April 24, 2017
By Mark Terry, BioSpace.com Breaking News Staff
On Friday, April 21, President Trump signed an executive order that will have the Department of Treasury review tax regulations issued in 2016 and 2017 that it views as overly complex and burdensome. During the ceremony, President Trump said, “We have taken unprecedented action to bring back our jobs and return power to our citizens. It’s been taken away. We’ve lifted one terrible regulation after another at a record clip, from the energy sector to the auto sector. And we have more to go. We’re here today to continue this great economic revival.”
Although what great economic revival he’s referring to is unknown, and the tax changes are far more likely to focus on corporate tax structure than individual taxes, it does seem likely that the Trump Administration and Secretary of Treasury Steve Mnuchin will repeal at least part of the Obama Administration’s rules affecting so-called “tax inversions.”
And if so, this could breathe new life into the now-dead merger between Pfizer and Dublin-based Allergan .
A tax inversion is where a U.S.-based company acquires a company located in a country—such as Ireland—which has a much lower corporate tax rate than the U.S. The U.S.-based company then shifts its domicile to the lower-taxed country to take advantage of the lower corporate rate.
Pfizer and Allergan were planning a merger that would do just that.
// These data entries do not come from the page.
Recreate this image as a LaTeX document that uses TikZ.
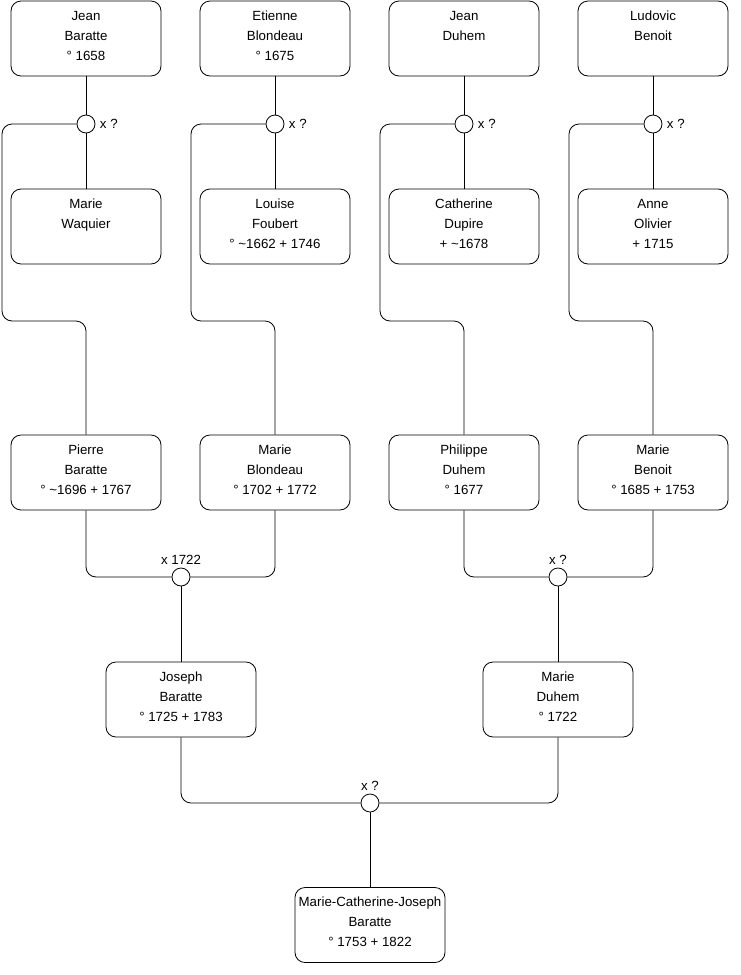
\documentclass[tikz,border=0pt]{standalone}
\usepackage{fontspec}
\setmainfont{Liberation Sans}
\begin{document}
\begin{tikzpicture}[x=1pt,y=-1pt,
  ptext/.style={align=center, inner sep=0pt, yshift=2.5pt, font=\fontsize{13.3}{20}\selectfont},
  person/.style n args={3}{draw=black, line width=0.8pt, rounded corners=10pt, minimum width=150pt, minimum height=75pt, inner sep=0pt, fill=white,
    label={[ptext]center:\strut #1\\\strut #2\\\strut #3}},
  union/.style={draw=black, line width=0.8pt, circle, minimum size=18pt, inner sep=0pt, fill=white},
  wire/.style={line width=0.8pt, rounded corners=10pt},
  rlab/.style={label={[font=\fontsize{13.3}{15}\selectfont, label distance=1pt]right:x ?}},
  alab/.style={label={[font=\fontsize{13.3}{15}\selectfont, label distance=0pt]above:#1}}]
\useasboundingbox (0,0) rectangle (740,975);
% row 1
\node[person={Jean}{Baratte}{° 1658}] (jean) at (86,38.5) {};
\node[person={Etienne}{Blondeau}{° 1675}] (etienne) at (275,38.5) {};
\node[person={Jean}{Duhem}{}] (jeand) at (464,38.5) {};
\node[person={Ludovic}{Benoit}{}] (ludovic) at (653,38.5) {};
% row 2
\node[person={Marie}{Waquier}{}] (waquier) at (86,226.5) {};
\node[person={Louise}{Foubert}{° \textasciitilde 1662 + 1746}] (foubert) at (275,226.5) {};
\node[person={Catherine}{Dupire}{+ \textasciitilde 1678}] (dupire) at (464,226.5) {};
\node[person={Anne}{Olivier}{+ 1715}] (olivier) at (653,226.5) {};
% unions row 1
\node[union, rlab] (u1) at (86,124) {};
\node[union, rlab] (u2) at (275,124) {};
\node[union, rlab] (u3) at (464,124) {};
\node[union, rlab] (u4) at (653,124) {};
% row 3
\node[person={Pierre}{Baratte}{° \textasciitilde 1696 + 1767}] (pierre) at (86,472.5) {};
\node[person={Marie}{Blondeau}{° 1702 + 1772}] (mblondeau) at (275,472.5) {};
\node[person={Philippe}{Duhem}{° 1677}] (philippe) at (464,472.5) {};
\node[person={Marie}{Benoit}{° 1685 + 1753}] (mbenoit) at (653,472.5) {};
% unions row 2
\node[union, alab=x 1722] (u5) at (181,577) {};
\node[union, alab=x ?] (u6) at (558,577) {};
% row 4
\node[person={Joseph}{Baratte}{° 1725 + 1783}] (joseph) at (181,699.5) {};
\node[person={Marie}{Duhem}{° 1722}] (mduhem) at (558,699.5) {};
% union row 3
\node[union, alab=x ?] (u7) at (370,803) {};
% row 5
\node[person={Marie-Catherine-Joseph}{Baratte}{° 1753 + 1822}] (mcj) at (370,925) {};
% turning points
\coordinate (c1) at (2,321);
\coordinate (c2) at (191,321);
\coordinate (c3) at (380,321);
\coordinate (c4) at (569,321);
% connectors
\draw[wire] (jean) -- (u1) -- (waquier);
\draw[wire] (etienne) -- (u2) -- (foubert);
\draw[wire] (jeand) -- (u3) -- (dupire);
\draw[wire] (ludovic) -- (u4) -- (olivier);
\draw[wire] (u1.west) -| (c1) -| (pierre.north);
\draw[wire] (u2.west) -| (c2) -| (mblondeau.north);
\draw[wire] (u3.west) -| (c3) -| (philippe.north);
\draw[wire] (u4.west) -| (c4) -| (mbenoit.north);
\draw[wire] (pierre.south) |- (u5.west);
\draw[wire] (mblondeau.south) |- (u5.east);
\draw[wire] (philippe.south) |- (u6.west);
\draw[wire] (mbenoit.south) |- (u6.east);
\draw[wire] (u5) -- (joseph);
\draw[wire] (u6) -- (mduhem);
\draw[wire] (joseph.south) |- (u7.west);
\draw[wire] (mduhem.south) |- (u7.east);
\draw[wire] (u7) -- (mcj);
\end{tikzpicture}
\end{document}
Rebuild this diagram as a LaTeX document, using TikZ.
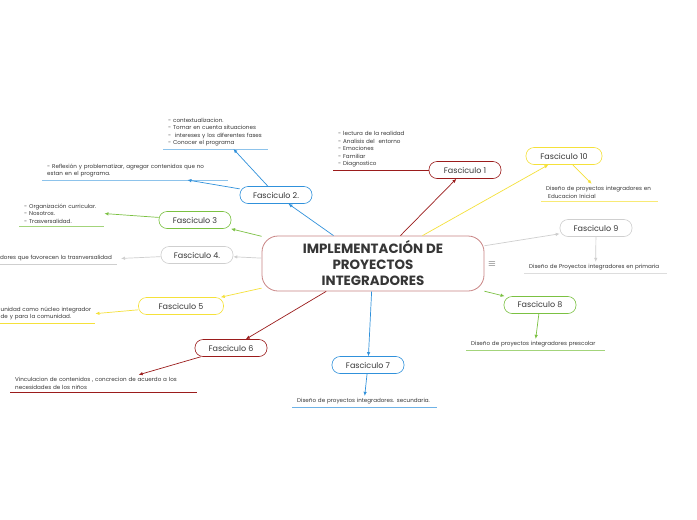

Then, in April 2016, the U.S. Treasury Department released a new set of rules that makes it more difficult for U.S. companies to conduct tax inversions. The rules, which were over 300 pages in length, had two primary components. The first part took on “serial inverters,” which allowed the government to ignore U.S. assets acquired by these companies over the last three years.
The second component involved earnings stripping. The new rules stated, “Today’s action makes it more difficult for foreign-parented groups to quickly load up their U.S. subsidiaries with related-party debt following an inversion or foreign takeover, by treating as stock the instruments issued to a related corporation in a dividend or a limited class of economically similar transactions.”
The new rules were pointedly aimed at Pfizer and did what the Treasury Department apparently wanted them to do—kill the deal.
Now there is speculation that Trump’s Treasury Department will likely dismantle those new rules. As TheStreet writes, “The order could potentially open the door for pharmaceutical giants Allergan and Pfizer to take another whack at the $160 billion deal squashed by Obama regulations in 2016.”
“Maybe Pfizer would go back with Allergan,” said Bob Willens, a New York-based analyst and former Lehman Brothers managing director, to TheStreet. “I’m sure they still want to do the deal, and the only thing that’s prevented it is those regulations.”
Of course, it’s not clear if Secretary Mnuchin and President Trump will go after these regulations specifically—although the administration’s track record to-date has suggested if the Obama Administration enacted it, they want to repeal it, regardless of its benefit to the American people. Steve Rosenthal, senior fellow at the Urban-Brookings Tax Policy Center, told TheStreet, “I think the ‘serial inverter’ regulations might be on the table. The serial inverter regulations ignored Allergan’s prior combinations with U.S. firms, to determine whether Allergan was a smaller foreign company being combined with a larger U.S. company, which would be bad, or was a larger or similar sized foreign company being combined with a U.S. company, which would be fine.”
The U.S. Chamber of Commerce filed a lawsuit in August regarding the Obama inversion rules, which are still in court. If Mnuchin and his staff go after the rules, that could preempt the court case.
One thing is likely—tax lawyers are going to be kept by. Steven Miller, former commissioner of the IRS and national director of tax at Alliantgroup, told TheStreet, “If I had a client who had been hit with an adverse position in financial regulations in 2016, I’d be putting my paper together to go on in. It could be a small cottage industry.”
Trump and Mnuchin may find this to be more difficult to accomplish than expected, however. Even though the Obama rules were considered by conservatives to be another example of Executive overreach, the reality is more complicated. Definitive changes to the U.S. tax code regarding tax inversions require an act of Congress. Democrats, in general, are opposed to the rollback of the Obama rules, but it’s not clear if the Republicans—despite paying lip service to it—are at all enthused about the idea of allowing large companies to leave the country with the primary goal of avoiding U.S. taxes.